[Raw records]
★ ★ ★ ★

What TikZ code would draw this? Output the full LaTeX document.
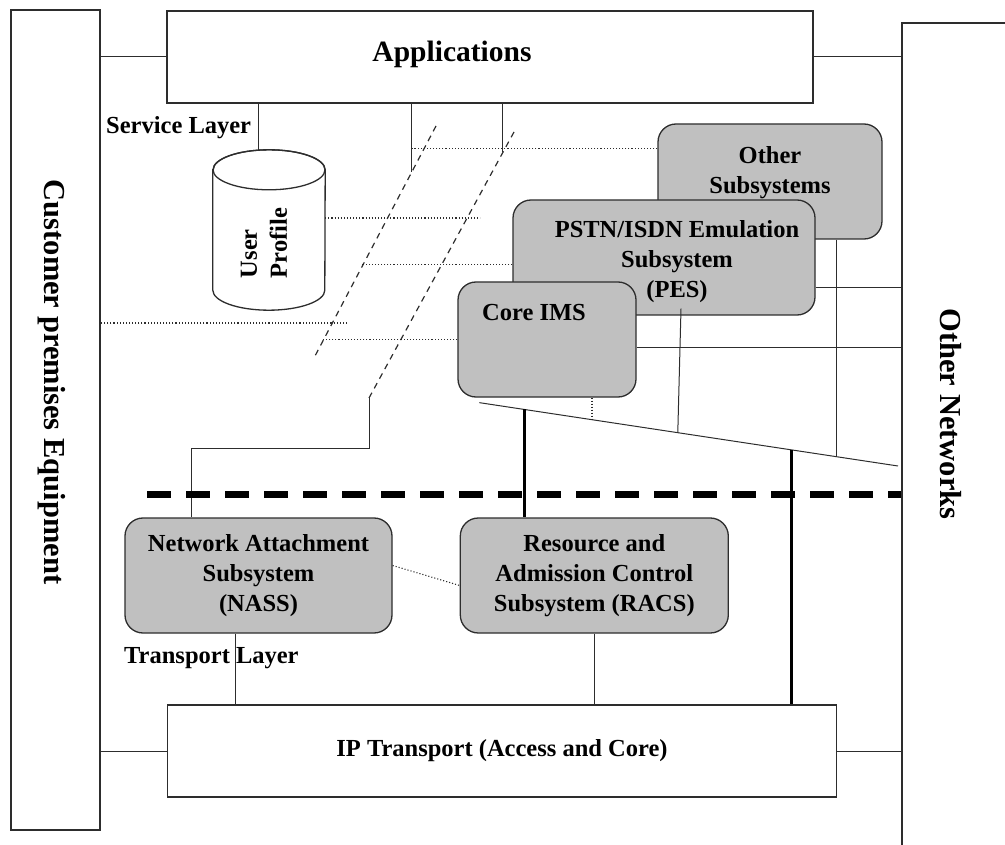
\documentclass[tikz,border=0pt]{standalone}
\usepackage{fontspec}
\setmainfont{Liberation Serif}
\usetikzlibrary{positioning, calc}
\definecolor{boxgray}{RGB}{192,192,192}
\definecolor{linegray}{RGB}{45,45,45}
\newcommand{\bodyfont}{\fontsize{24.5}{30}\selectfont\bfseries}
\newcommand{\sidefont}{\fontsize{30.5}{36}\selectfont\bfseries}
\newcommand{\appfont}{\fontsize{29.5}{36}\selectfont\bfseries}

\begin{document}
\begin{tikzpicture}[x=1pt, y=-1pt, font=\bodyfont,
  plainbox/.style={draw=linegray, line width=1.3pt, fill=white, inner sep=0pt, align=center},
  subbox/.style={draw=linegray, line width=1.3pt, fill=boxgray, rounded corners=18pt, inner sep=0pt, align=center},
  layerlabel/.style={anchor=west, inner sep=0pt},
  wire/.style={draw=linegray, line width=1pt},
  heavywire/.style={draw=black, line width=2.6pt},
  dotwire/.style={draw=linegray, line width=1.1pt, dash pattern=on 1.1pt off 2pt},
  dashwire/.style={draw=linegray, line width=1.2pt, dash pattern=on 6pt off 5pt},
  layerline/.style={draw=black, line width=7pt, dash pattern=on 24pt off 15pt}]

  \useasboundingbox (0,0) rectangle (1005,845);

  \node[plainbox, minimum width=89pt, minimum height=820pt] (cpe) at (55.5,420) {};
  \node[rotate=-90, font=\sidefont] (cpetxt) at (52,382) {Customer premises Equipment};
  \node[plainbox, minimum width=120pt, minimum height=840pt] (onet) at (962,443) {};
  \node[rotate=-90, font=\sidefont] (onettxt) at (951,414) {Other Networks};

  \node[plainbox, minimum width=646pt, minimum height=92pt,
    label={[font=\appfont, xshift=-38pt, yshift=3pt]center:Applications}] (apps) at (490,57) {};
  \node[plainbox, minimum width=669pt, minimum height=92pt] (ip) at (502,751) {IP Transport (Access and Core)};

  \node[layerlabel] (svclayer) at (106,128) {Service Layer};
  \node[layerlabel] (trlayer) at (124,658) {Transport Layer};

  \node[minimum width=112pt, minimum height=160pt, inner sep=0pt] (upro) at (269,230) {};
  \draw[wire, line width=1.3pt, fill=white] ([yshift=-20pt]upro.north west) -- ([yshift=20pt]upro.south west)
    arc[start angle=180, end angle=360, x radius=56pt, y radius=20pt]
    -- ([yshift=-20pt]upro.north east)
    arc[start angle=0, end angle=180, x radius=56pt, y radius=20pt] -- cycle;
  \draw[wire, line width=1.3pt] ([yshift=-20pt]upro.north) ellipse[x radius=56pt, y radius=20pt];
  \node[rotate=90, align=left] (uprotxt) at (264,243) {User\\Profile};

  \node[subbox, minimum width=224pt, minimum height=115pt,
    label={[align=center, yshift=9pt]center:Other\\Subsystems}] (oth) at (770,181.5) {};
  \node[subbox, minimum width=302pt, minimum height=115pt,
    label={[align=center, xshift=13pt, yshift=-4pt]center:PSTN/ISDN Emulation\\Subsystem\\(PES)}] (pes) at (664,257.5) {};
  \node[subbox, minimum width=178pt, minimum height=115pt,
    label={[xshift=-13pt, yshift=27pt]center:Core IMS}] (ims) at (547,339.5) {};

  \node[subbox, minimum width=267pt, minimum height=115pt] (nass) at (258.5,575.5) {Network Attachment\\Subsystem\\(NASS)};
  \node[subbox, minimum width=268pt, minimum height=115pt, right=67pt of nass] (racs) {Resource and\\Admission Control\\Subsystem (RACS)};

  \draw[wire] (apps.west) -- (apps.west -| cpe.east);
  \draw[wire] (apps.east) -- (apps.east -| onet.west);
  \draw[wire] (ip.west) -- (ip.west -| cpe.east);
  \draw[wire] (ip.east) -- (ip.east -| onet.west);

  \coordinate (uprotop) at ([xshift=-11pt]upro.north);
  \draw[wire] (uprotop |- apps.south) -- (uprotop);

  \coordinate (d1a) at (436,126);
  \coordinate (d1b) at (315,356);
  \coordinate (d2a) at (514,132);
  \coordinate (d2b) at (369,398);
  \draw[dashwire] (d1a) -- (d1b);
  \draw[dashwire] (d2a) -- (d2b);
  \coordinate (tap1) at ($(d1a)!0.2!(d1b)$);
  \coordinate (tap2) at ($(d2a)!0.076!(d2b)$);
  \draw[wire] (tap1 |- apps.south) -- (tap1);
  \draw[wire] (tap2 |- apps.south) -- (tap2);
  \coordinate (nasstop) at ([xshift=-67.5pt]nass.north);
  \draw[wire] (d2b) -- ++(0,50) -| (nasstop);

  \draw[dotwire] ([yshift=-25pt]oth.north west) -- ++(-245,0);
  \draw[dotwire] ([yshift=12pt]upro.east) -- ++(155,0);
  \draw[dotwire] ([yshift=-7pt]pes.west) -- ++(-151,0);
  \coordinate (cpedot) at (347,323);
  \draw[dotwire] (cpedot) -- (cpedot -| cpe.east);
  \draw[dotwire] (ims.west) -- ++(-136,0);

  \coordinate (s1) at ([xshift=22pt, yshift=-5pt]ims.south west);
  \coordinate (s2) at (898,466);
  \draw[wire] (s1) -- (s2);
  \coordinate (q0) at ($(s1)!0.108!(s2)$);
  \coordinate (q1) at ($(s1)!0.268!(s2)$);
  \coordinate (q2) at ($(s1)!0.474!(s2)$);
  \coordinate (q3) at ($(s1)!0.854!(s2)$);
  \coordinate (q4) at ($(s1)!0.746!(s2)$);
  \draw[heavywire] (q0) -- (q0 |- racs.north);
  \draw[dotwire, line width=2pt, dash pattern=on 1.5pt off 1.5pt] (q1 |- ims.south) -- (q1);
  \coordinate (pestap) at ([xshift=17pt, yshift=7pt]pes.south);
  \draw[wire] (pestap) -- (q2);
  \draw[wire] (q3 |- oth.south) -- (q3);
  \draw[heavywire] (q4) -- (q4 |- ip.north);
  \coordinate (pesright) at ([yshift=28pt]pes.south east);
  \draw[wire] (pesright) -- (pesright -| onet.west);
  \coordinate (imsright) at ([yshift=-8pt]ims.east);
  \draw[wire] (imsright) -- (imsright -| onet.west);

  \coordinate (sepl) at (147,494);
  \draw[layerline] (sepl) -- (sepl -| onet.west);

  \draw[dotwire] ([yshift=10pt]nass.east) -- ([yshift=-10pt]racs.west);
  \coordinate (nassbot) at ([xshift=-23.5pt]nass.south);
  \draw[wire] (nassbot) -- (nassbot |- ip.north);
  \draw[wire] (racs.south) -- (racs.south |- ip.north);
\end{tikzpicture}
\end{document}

★ ★ ★ ★

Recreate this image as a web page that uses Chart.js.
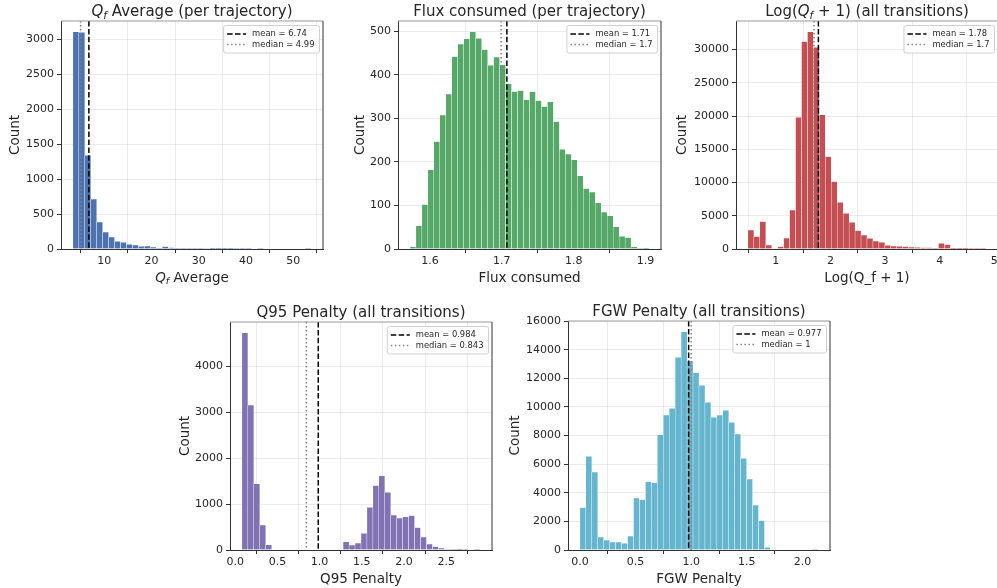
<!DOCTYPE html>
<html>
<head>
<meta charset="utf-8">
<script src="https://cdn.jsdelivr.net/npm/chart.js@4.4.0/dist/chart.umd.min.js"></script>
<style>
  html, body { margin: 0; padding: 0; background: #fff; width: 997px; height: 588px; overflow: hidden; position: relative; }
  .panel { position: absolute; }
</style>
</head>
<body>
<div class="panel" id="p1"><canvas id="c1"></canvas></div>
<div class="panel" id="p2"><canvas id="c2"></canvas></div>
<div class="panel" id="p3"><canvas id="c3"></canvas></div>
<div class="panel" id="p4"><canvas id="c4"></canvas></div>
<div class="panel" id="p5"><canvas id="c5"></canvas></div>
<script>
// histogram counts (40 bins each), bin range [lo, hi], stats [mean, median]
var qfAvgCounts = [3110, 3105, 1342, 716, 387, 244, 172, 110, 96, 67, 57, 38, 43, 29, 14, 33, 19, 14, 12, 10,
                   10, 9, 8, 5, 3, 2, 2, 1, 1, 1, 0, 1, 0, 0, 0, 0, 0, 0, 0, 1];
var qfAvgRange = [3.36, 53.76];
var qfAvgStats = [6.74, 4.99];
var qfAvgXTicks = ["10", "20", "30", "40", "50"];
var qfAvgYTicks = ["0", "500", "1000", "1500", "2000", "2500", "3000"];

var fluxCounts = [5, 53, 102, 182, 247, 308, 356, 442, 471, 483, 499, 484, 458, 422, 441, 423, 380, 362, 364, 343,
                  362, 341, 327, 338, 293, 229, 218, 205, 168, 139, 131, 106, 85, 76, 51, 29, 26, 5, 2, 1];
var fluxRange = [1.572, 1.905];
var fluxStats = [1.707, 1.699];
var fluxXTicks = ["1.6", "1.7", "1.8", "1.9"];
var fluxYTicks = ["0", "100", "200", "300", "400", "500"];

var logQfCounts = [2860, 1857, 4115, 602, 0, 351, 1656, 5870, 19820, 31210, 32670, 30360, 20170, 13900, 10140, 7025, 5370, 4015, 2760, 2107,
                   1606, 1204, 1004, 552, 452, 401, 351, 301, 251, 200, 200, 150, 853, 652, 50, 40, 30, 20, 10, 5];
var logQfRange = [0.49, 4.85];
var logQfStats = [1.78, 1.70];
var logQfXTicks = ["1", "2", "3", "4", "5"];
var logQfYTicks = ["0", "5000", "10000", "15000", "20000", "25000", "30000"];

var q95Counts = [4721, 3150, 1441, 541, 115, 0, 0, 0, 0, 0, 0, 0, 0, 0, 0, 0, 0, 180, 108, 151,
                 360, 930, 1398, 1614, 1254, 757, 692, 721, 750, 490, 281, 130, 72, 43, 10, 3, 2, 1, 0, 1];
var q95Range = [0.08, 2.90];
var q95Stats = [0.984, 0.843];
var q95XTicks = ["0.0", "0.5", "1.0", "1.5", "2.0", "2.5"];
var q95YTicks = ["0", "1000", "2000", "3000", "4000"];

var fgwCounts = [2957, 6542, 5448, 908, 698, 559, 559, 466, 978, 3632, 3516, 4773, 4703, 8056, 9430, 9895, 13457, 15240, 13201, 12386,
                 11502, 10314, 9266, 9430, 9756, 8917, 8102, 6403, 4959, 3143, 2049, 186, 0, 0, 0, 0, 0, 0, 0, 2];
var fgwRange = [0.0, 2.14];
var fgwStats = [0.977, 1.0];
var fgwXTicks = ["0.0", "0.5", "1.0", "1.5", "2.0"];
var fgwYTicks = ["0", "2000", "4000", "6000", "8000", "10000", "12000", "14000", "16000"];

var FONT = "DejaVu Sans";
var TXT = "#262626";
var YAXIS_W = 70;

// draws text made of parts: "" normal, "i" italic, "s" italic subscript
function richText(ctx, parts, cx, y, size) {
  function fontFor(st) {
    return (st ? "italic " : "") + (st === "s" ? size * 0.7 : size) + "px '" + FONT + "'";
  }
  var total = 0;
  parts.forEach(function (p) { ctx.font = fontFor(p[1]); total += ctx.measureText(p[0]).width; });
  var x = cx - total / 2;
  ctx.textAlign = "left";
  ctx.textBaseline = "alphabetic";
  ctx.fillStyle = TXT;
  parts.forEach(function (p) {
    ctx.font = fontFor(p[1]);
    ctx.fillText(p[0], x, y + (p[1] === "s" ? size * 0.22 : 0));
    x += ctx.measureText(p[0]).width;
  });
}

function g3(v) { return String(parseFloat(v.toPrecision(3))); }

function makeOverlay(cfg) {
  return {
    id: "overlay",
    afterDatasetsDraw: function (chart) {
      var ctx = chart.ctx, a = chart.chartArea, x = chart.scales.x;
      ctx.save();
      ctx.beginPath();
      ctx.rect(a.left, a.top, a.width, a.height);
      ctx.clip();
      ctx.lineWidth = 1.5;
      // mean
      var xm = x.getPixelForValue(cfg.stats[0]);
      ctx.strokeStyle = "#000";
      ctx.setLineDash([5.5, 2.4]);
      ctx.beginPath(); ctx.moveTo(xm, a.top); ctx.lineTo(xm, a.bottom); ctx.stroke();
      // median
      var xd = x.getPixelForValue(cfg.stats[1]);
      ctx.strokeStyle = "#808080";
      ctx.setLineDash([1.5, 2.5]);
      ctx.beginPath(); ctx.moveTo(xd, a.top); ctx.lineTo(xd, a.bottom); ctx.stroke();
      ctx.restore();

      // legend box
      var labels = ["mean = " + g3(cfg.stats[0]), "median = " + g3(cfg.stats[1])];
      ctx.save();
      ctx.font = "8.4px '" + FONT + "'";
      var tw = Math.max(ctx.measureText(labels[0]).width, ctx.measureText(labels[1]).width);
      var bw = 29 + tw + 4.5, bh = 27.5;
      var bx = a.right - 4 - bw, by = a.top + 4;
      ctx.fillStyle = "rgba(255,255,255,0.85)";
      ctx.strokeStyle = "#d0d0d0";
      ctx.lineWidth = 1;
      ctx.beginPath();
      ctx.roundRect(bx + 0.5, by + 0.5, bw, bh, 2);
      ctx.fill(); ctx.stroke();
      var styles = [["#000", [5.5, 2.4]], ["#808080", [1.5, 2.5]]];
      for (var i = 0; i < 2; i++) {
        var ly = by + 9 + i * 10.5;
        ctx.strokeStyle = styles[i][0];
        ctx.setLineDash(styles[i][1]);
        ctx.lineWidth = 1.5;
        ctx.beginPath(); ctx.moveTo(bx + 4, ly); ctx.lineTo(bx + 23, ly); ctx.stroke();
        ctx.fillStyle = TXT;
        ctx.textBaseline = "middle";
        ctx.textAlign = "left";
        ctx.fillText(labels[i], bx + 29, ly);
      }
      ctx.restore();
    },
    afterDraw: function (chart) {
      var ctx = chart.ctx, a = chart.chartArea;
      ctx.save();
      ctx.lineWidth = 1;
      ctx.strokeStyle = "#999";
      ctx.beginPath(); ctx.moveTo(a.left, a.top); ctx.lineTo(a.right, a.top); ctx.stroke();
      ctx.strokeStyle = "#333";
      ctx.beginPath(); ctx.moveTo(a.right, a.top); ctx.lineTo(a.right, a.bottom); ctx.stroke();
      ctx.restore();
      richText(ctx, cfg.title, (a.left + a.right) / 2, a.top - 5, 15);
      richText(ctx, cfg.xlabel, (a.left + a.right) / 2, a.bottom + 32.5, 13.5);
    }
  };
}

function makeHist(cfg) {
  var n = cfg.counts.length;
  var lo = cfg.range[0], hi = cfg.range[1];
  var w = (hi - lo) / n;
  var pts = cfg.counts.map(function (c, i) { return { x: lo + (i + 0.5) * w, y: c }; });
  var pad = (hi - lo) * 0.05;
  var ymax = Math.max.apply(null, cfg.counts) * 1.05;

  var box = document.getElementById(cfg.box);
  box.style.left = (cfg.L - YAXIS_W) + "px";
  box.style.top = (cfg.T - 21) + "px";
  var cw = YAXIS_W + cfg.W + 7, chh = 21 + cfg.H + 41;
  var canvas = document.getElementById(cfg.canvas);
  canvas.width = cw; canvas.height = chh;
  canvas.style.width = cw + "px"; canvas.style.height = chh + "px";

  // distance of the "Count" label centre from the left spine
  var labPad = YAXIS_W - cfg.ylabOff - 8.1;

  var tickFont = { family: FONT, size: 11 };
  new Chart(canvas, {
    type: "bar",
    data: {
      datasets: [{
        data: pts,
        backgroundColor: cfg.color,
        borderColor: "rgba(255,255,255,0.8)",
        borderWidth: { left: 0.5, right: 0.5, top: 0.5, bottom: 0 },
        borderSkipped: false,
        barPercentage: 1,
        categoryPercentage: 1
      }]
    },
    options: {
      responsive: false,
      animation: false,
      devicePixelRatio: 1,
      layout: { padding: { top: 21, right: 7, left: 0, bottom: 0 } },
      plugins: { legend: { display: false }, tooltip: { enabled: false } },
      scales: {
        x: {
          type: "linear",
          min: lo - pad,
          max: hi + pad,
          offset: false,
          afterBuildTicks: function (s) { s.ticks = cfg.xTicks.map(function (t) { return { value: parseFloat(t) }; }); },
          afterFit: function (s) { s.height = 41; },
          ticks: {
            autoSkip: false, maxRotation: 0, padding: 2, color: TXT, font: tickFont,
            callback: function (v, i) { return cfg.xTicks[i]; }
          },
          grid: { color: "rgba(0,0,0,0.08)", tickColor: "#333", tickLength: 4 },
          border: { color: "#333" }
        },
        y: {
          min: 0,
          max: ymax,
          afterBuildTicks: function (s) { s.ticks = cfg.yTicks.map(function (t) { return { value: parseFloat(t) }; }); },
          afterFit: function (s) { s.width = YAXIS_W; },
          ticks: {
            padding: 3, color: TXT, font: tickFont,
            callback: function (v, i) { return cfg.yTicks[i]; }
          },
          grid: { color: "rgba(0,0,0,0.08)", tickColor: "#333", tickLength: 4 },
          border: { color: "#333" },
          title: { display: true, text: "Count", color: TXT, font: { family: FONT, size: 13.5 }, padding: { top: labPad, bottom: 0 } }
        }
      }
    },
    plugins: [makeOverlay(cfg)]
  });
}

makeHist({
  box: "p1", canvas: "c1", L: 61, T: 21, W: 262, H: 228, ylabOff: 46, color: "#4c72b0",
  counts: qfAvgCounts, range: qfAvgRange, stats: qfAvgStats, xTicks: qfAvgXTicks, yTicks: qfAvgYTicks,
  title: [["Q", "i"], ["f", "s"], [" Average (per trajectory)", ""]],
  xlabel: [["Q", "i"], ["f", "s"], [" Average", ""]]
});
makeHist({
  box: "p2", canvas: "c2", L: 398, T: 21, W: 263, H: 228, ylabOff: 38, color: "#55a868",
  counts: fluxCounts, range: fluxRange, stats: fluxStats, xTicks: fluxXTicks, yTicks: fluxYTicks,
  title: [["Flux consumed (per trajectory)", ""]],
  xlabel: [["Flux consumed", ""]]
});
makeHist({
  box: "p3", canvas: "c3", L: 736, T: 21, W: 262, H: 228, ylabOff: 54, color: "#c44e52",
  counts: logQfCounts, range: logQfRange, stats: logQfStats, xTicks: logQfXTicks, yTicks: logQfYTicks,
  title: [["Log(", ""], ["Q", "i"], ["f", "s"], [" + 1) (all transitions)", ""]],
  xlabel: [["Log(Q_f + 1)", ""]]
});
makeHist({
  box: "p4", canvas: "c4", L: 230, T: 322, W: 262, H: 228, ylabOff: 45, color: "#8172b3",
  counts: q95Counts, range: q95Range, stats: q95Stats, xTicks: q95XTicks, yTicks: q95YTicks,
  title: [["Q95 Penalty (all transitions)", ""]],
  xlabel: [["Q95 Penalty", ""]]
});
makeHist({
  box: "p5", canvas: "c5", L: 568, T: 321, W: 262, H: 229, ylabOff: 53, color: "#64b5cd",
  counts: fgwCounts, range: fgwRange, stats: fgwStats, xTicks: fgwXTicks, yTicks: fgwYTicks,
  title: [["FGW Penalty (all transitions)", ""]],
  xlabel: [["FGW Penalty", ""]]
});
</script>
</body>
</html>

★ ★ ★ ★

■ **GOAL OF THE EXERCISE**
Track down the lines that include the word "this" and copy them.

■ **THE ANSWER**
What TikZ code would draw this? Output the full LaTeX document.
Recreate this image as a web page that uses Chart.js.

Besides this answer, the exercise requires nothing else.